** INSTRUCTION **
Begin with the first line below and retype each line exactly through the line containing "import seaborn as sns". Any pictures are to be left out.

** START STORED DATA **

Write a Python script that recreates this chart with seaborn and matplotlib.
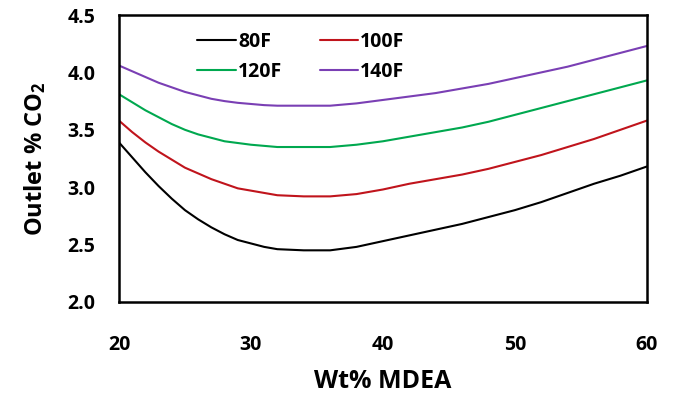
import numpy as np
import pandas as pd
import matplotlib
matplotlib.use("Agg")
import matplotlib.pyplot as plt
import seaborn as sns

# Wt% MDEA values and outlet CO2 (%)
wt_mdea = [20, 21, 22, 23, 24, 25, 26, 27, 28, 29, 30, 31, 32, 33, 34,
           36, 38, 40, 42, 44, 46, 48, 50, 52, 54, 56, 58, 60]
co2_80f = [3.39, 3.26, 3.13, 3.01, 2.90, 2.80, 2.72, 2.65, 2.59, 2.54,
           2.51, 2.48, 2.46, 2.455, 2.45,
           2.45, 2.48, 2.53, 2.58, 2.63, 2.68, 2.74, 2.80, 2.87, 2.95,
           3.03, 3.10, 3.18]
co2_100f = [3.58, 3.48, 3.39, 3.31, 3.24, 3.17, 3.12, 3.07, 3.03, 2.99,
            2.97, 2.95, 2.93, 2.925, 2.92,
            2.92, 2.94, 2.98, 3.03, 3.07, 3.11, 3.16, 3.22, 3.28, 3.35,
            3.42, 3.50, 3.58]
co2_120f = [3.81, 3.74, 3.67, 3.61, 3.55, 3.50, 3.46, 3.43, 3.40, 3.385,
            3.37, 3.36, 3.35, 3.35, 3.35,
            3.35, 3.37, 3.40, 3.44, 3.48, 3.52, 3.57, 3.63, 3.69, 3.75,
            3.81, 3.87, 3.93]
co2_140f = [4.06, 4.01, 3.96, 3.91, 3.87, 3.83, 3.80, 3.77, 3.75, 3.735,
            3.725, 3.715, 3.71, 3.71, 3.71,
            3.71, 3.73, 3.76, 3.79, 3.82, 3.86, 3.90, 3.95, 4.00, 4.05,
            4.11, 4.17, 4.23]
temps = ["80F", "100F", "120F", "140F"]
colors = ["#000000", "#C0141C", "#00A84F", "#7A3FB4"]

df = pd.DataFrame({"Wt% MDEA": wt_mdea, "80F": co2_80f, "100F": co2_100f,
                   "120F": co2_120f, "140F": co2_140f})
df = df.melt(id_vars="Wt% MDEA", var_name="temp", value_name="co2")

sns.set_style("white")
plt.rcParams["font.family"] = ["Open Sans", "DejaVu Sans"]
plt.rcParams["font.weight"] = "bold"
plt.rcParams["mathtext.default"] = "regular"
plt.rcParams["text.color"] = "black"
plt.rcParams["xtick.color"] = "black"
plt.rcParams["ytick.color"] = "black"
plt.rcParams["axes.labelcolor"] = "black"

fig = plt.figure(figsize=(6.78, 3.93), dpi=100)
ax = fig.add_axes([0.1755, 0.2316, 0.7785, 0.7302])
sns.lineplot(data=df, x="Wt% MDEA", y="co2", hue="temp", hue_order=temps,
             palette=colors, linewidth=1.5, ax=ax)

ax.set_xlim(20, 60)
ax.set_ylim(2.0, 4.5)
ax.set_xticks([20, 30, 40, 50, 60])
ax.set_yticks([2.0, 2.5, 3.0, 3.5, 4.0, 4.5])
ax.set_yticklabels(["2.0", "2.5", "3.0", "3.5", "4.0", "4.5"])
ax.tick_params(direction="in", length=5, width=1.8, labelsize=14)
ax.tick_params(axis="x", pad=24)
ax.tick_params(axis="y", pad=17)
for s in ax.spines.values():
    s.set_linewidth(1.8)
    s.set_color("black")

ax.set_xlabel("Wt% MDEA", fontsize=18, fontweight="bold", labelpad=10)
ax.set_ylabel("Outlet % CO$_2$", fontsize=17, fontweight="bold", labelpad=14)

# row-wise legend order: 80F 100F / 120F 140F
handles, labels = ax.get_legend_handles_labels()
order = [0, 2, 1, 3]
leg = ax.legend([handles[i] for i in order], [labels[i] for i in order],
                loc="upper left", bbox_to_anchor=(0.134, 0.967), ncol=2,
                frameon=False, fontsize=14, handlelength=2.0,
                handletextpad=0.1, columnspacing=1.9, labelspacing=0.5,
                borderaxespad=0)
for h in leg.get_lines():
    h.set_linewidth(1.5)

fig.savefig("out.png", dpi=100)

** END STORED DATA **

** PROBLEM SOLUTION **
Write a Python script that recreates this chart with seaborn and matplotlib.
import numpy as np
import pandas as pd
import matplotlib
matplotlib.use("Agg")
import matplotlib.pyplot as plt
import seaborn as sns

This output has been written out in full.